MOSFETs do not have the issues of bipolar transistors; their gate widths (the measurement used to characterize the size of MOSFET devices) are, at the time of this writing, as small as 57 nm in high-performance micro- processors and memory chips. The voltage-controlled operation of MOSFETs eliminates the wasted current and power of the bipolar transistor’s base, but while MOSFETs do not have the disadvantages of bipolar transistors, they do not have their advantages.
MOSFET transistors do not have a small signal/linear operating region;t hey tend to change from completely off to completely on (conducting) with a
very small intermediate range. MOSFETs also tend to operate at slower speeds than bipolar devices because the gates become capacitors and ‘‘slow down’’ the signals, as I showed in the previous section. This point has become somewhat moot as modern MOSFET designs are continually increasing in speed, providing us with extremely high-speed PCs and other electronic devices. Finally, it is difficult to manufacture MOSFETs with high current capabilities; while high current MOSFETs are available, they are surprisingly expensive.

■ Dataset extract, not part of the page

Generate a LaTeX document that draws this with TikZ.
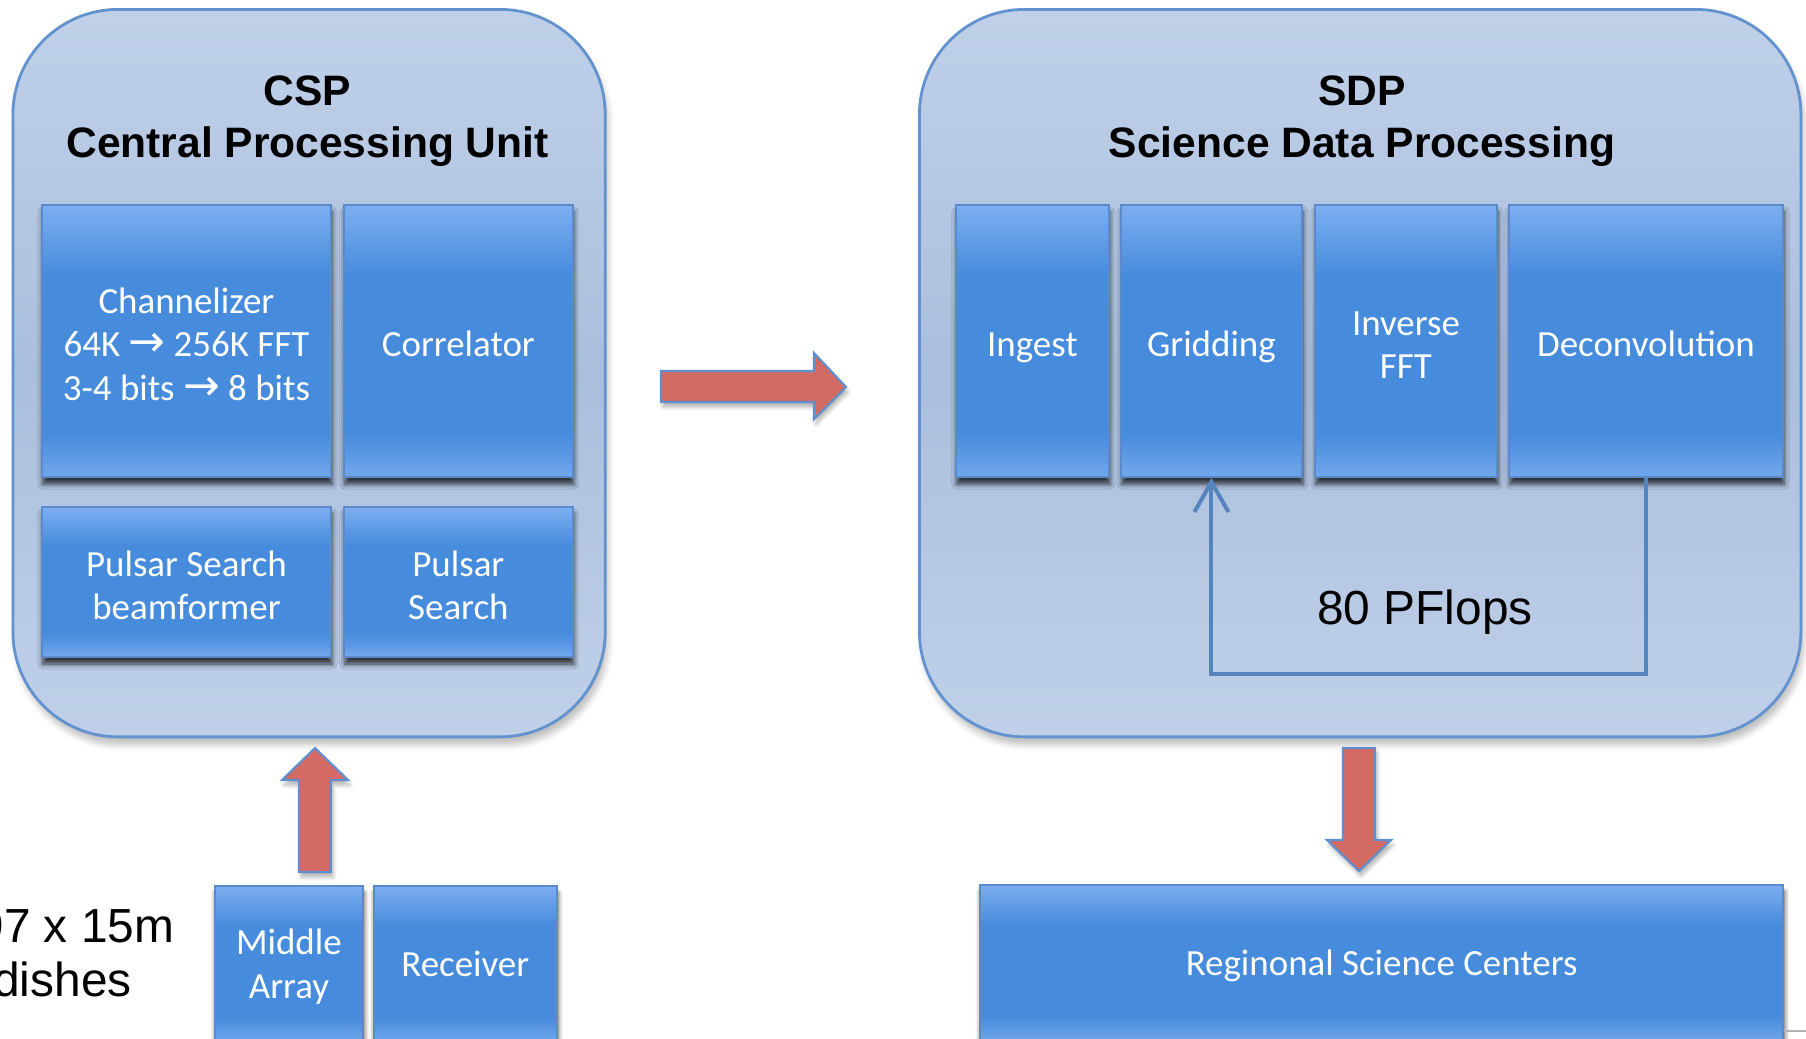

The characteristics of the two types of transistors give way to the conclusion that bipolar transistors are best suited to situations where a few high current devices are required. MOSFET transistors are best suited for applications where large numbers of transistors are placed on a single chip. Today, for the most part, digital electronic designs follow these guidelines, but we are left with an interesting legacy. Despite being much simpler structurally and cheaper to manufacture, MOSFET transistors were only perfected in the late 1960s, whereas bipolar technology had already been around for 20 years and it was able to become entrenched as the basis for many digital electronic devices and chips. For this reason, you must be cognizant of the operating characteristics of bipolar transistors as well as those of MOSFET transistors. In the next section, many of these differences will become apparent.